## Rows from a dataset of charts and code:
⁂

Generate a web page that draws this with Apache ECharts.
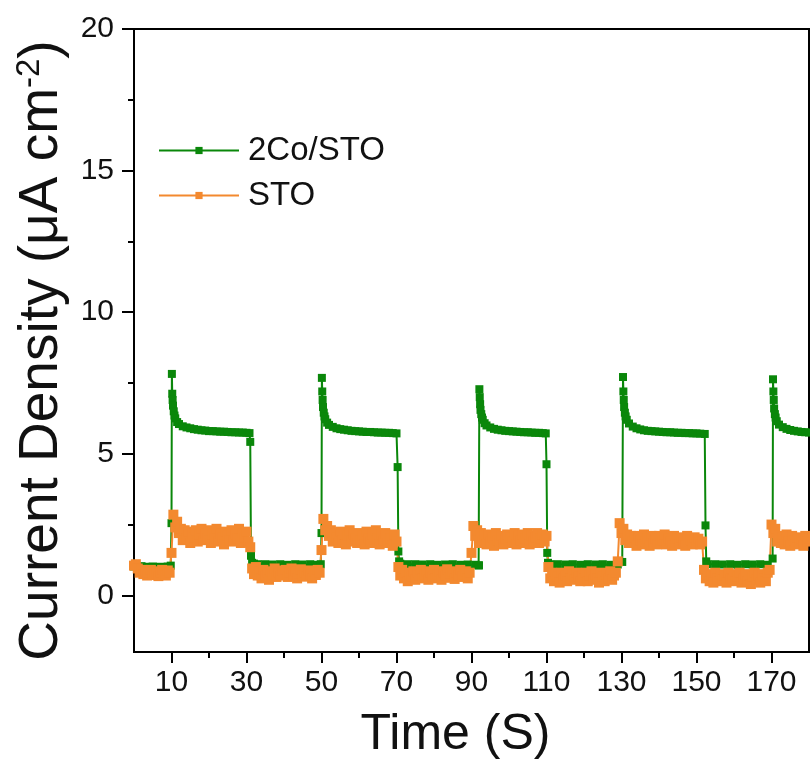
<!DOCTYPE html>
<html>
<head>
<meta charset="utf-8">
<script src="https://cdn.jsdelivr.net/npm/echarts@6/dist/echarts.min.js"></script>
<style>
html,body{margin:0;padding:0;background:#fff;}
#chart{width:810px;height:765px;}
</style>
</head>
<body>
<div id="chart"></div>
<script>
// ---- axis ticks / labels ----
const xMajorTicks = [10, 30, 50, 70, 90, 110, 130, 150, 170];
const xMinorTicks = [20, 40, 60, 80, 100, 120, 140, 160];
const yMajorTicks = [0, 5, 10, 15, 20];
const yMinorTicks = [2.5, 7.5, 12.5, 17.5];
const seriesNames = ['2Co/STO', 'STO'];

// ---- 2Co/STO (green) : time (s) and current density ----
const greenTime = [
  0,1,2,3,4,5,6,7,8,9,9.8,
  10.0,10.1,10.2,10.3,10.4,10.6,10.8,11.0,11.5,12,13,14,15,16,17,18,19,20,21,22,23,24,25,26,27,28,29,30,30.8,
  31.0,31.2,31.5,32,33,35,37,39,41,43,45,47,49,49.8,
  50.0,50.1,50.2,50.3,50.4,50.6,50.8,51,51.5,52,53,54,55,56,57,58,59,60,61,62,63,64,65,66,67,68,69,70.0,
  70.3,70.5,70.7,71,73,75,77,79,81,83,85,87,89,91,91.9,
  92.0,92.1,92.2,92.3,92.4,92.6,92.8,93,93.5,94,95,96,97,98,99,100,101,102,103,104,105,106,107,108,109,109.8,
  110.0,110.2,110.4,111,113,115,117,119,121,123,125,127,129,130.2,
  130.4,130.5,130.6,130.7,130.9,131.1,131.4,132,133,134,135,136,137,138,139,140,141,142,143,144,145,146,147,148,149,150,151,152.2,
  152.4,152.6,153,155,157,159,161,163,165,167,169,170.3,
  170.4,170.5,170.6,170.7,170.9,171.1,171.4,172,173,174,175,176,177,178,179,180
];
const greenValue = [
  1.02,1.0,1.03,1.01,1.0,1.02,1.0,1.01,1.0,1.02,1.05,
  2.55,7.82,7.12,6.9,6.7,6.5,6.35,6.25,6.12,6.05,5.97,5.93,5.9,5.87,5.85,5.83,5.82,5.8,5.8,5.79,5.78,5.78,5.77,5.76,5.76,5.75,5.75,5.74,5.73,
  5.42,1.4,1.15,1.12,1.1,1.1,1.09,1.1,1.08,1.1,1.09,1.1,1.08,1.1,
  2.2,7.68,7.2,6.9,6.65,6.45,6.32,6.22,6.1,6.02,5.95,5.9,5.87,5.85,5.83,5.81,5.8,5.79,5.78,5.77,5.77,5.76,5.75,5.75,5.74,5.74,5.73,5.72,
  4.53,1.55,1.2,1.12,1.1,1.1,1.09,1.1,1.08,1.09,1.1,1.08,1.09,1.08,1.06,
  1.06,7.28,7.0,6.75,6.55,6.4,6.28,6.2,6.08,6.0,5.93,5.88,5.85,5.83,5.81,5.8,5.79,5.78,5.77,5.76,5.76,5.75,5.74,5.74,5.73,5.72,
  4.63,1.5,1.15,1.1,1.1,1.09,1.1,1.08,1.1,1.09,1.1,1.08,1.09,1.18,
  7.71,7.2,6.9,6.65,6.45,6.32,6.2,6.07,5.96,5.9,5.86,5.83,5.81,5.8,5.79,5.78,5.77,5.76,5.76,5.75,5.74,5.74,5.73,5.73,5.72,5.72,5.71,5.7,
  2.47,1.2,1.1,1.1,1.09,1.1,1.08,1.1,1.09,1.1,1.08,1.3,
  7.63,7.2,6.9,6.6,6.4,6.28,6.15,6.03,5.94,5.88,5.84,5.81,5.79,5.77,5.76,5.75
];

// ---- STO (orange) : sampled every 0.5 s from 0 s ----
const orangeStep = 0.5;
const orangeValue = [
  1.05,1.1,0.95,0.8,0.9,0.75,0.85,0.7,0.8,0.9,0.72,0.85,0.78,0.68,0.82,0.9,0.75,0.7,0.88,0.8,
  1.5,2.85,2.4,2.6,2.2,2.35,1.95,2.3,2.0,2.25,1.85,2.2,2.05,2.3,1.9,2.15,2.35,1.95,2.2,2.0,
  2.3,1.85,2.15,2.0,2.35,1.9,2.2,2.05,1.8,2.25,2.1,1.95,2.3,1.9,2.15,2.0,2.35,1.85,2.2,2.05,
  2.25,1.9,1.7,0.95,0.75,1.0,0.7,0.85,0.6,0.9,0.7,0.8,0.55,0.85,0.75,0.95,0.65,0.8,0.7,0.88,
  0.72,0.9,0.65,0.8,0.95,0.7,0.85,0.6,0.78,0.92,0.7,0.82,0.66,0.88,0.75,0.6,0.85,0.72,0.9,0.8,
  1.6,2.7,2.3,2.45,2.1,2.3,1.9,2.2,2.05,1.85,2.25,1.95,2.15,1.8,2.1,2.3,1.9,2.15,2.0,1.85,
  2.2,1.95,2.1,1.8,2.25,2.0,1.9,2.15,1.85,2.3,2.0,1.8,2.15,1.95,2.2,1.85,2.1,2.0,1.75,2.15,
  1.9,1.0,0.7,0.9,0.6,0.8,0.5,0.75,0.65,0.85,0.55,0.8,0.7,0.9,0.6,0.75,0.85,0.55,0.8,0.68,
  0.9,0.6,0.75,0.85,0.55,0.8,0.7,0.92,0.62,0.78,0.85,0.58,0.8,0.7,0.9,0.65,0.75,0.85,0.6,0.8,
  1.5,2.45,2.1,2.3,1.85,2.2,1.95,2.1,1.8,2.15,1.9,2.05,1.75,2.2,1.95,1.85,2.1,1.8,2.0,2.15,
  1.85,2.05,1.9,2.2,1.8,2.1,1.95,2.15,1.85,2.0,2.2,1.8,2.1,1.9,2.05,2.2,1.85,2.0,2.15,1.9,
  2.1,1.0,0.6,0.8,0.5,0.75,0.65,0.45,0.8,0.6,0.7,0.5,0.85,0.6,0.75,0.55,0.8,0.65,0.5,0.75,
  0.6,0.8,0.5,0.7,0.85,0.55,0.75,0.6,0.45,0.8,0.65,0.5,0.75,0.6,0.85,0.55,0.7,0.8,1.2,2.55,
  2.2,2.35,1.95,2.15,1.85,2.1,1.9,2.05,1.75,2.1,1.95,1.8,2.15,1.9,2.0,1.75,2.1,1.85,2.0,1.8,
  2.1,1.85,1.95,2.15,1.8,2.0,1.9,1.75,2.1,1.85,2.0,1.8,2.05,1.9,1.75,2.1,1.85,1.95,1.8,2.05,
  1.85,2.0,1.8,1.9,0.9,0.6,0.75,0.5,0.7,0.45,0.8,0.6,0.5,0.75,0.55,0.7,0.45,0.8,0.6,0.55,
  0.75,0.5,0.65,0.8,0.45,0.6,0.75,0.5,0.7,0.4,0.65,0.8,0.55,0.7,0.45,0.75,0.6,0.5,0.8,0.9,
  2.5,2.2,2.35,1.9,2.1,1.85,2.05,1.8,2.15,1.9,1.75,2.1,1.95,1.8,2.05,1.85,2.0,1.75,2.1,1.9,
  2.0
];

const greenData = greenTime.map((t, i) => [t, greenValue[i]]);
const orangeData = orangeValue.map((v, i) => [i * orangeStep, v]);

const GREEN = '#0a870a';
const ORANGE = '#f3892f';
const FONT = "'Liberation Sans', Arial, sans-serif";

const chart = echarts.init(document.getElementById('chart'), null, {renderer: 'canvas'});
chart.setOption({
  animation: false,
  backgroundColor: '#fff',
  grid: {left: 134, right: 1, top: 29, bottom: 113, show: true, borderColor: '#000', borderWidth: 2, backgroundColor: 'transparent'},
  legend: {
    orient: 'vertical', left: 153, top: 128, itemWidth: 80, itemHeight: 9, itemGap: 10,
    textStyle: {fontSize: 33, fontFamily: FONT, color: '#111', lineHeight: 35, padding: [0, 0, 0, 4]},
    data: seriesNames
  },
  xAxis: [{
    type: 'value', min: 0, max: 180,
    name: 'Time (S)', nameLocation: 'middle', nameGap: 58,
    nameTextStyle: {fontSize: 50, fontFamily: FONT, color: '#111', padding: [0, 32, 0, 0]},
    axisLine: {show: true, onZero: false, lineStyle: {color: '#000', width: 2}},
    axisTick: {show: true, customValues: xMajorTicks, length: 11, lineStyle: {color: '#000', width: 2}},
    axisLabel: {customValues: xMajorTicks, fontSize: 30, fontFamily: FONT, color: '#111', margin: 16},
    splitLine: {show: false}
  }, {
    type: 'value', min: 0, max: 180, position: 'bottom',
    axisLine: {show: false, onZero: false},
    axisTick: {show: true, customValues: xMinorTicks, length: 6, lineStyle: {color: '#000', width: 2}},
    axisLabel: {show: false},
    splitLine: {show: false}
  }],
  yAxis: [{
    type: 'value', min: -2, max: 20,
    name: '{a|Current Density (μA cm}{s|-2}{a|)}', nameLocation: 'middle', nameGap: 62, nameRotate: 90,
    nameTextStyle: {
      color: '#111', padding: [0, 20, 0, 0],
      rich: {
        a: {fontSize: 55, fontFamily: FONT, color: '#111'},
        s: {fontSize: 33, fontFamily: FONT, color: '#111', verticalAlign: 'top', padding: [0, 0, 24, 0]}
      }
    },
    axisLine: {show: true, onZero: false, lineStyle: {color: '#000', width: 2}},
    axisTick: {show: true, customValues: yMajorTicks, length: 12, lineStyle: {color: '#000', width: 2}},
    axisLabel: {customValues: yMajorTicks, fontSize: 30, fontFamily: FONT, color: '#111', margin: 20},
    splitLine: {show: false}
  }, {
    type: 'value', min: -2, max: 20, position: 'left',
    axisLine: {show: false, onZero: false},
    axisTick: {show: true, customValues: yMinorTicks, length: 6, lineStyle: {color: '#000', width: 2}},
    axisLabel: {show: false},
    splitLine: {show: false}
  }],
  series: [{
    name: seriesNames[0], type: 'line', data: greenData, xAxisIndex: 0, yAxisIndex: 0,
    symbol: 'rect', symbolSize: 8, showAllSymbol: true,
    itemStyle: {color: GREEN}, lineStyle: {color: GREEN, width: 2}
  }, {
    name: seriesNames[1], type: 'line', data: orangeData, xAxisIndex: 0, yAxisIndex: 0,
    symbol: 'rect', symbolSize: 10, showAllSymbol: true,
    itemStyle: {color: ORANGE}, lineStyle: {color: ORANGE, width: 2}
  }]
});
</script>
</body>
</html>
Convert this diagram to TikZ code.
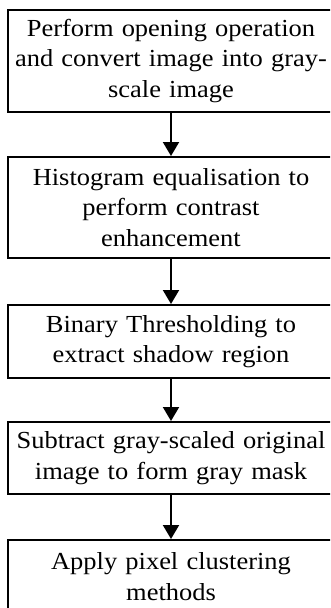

⁂

## Task to complete:
Take the lines from the start of the material to the line with "const seriesNames = ['2Co/STO', 'STO'];", both included, and transcribe them exactly without the pictures.

## Result for this exercise:
Generate a web page that draws this with Apache ECharts.
<!DOCTYPE html>
<html>
<head>
<meta charset="utf-8">
<script src="https://cdn.jsdelivr.net/npm/echarts@6/dist/echarts.min.js"></script>
<style>
html,body{margin:0;padding:0;background:#fff;}
#chart{width:810px;height:765px;}
</style>
</head>
<body>
<div id="chart"></div>
<script>
// ---- axis ticks / labels ----
const xMajorTicks = [10, 30, 50, 70, 90, 110, 130, 150, 170];
const xMinorTicks = [20, 40, 60, 80, 100, 120, 140, 160];
const yMajorTicks = [0, 5, 10, 15, 20];
const yMinorTicks = [2.5, 7.5, 12.5, 17.5];
const seriesNames = ['2Co/STO', 'STO'];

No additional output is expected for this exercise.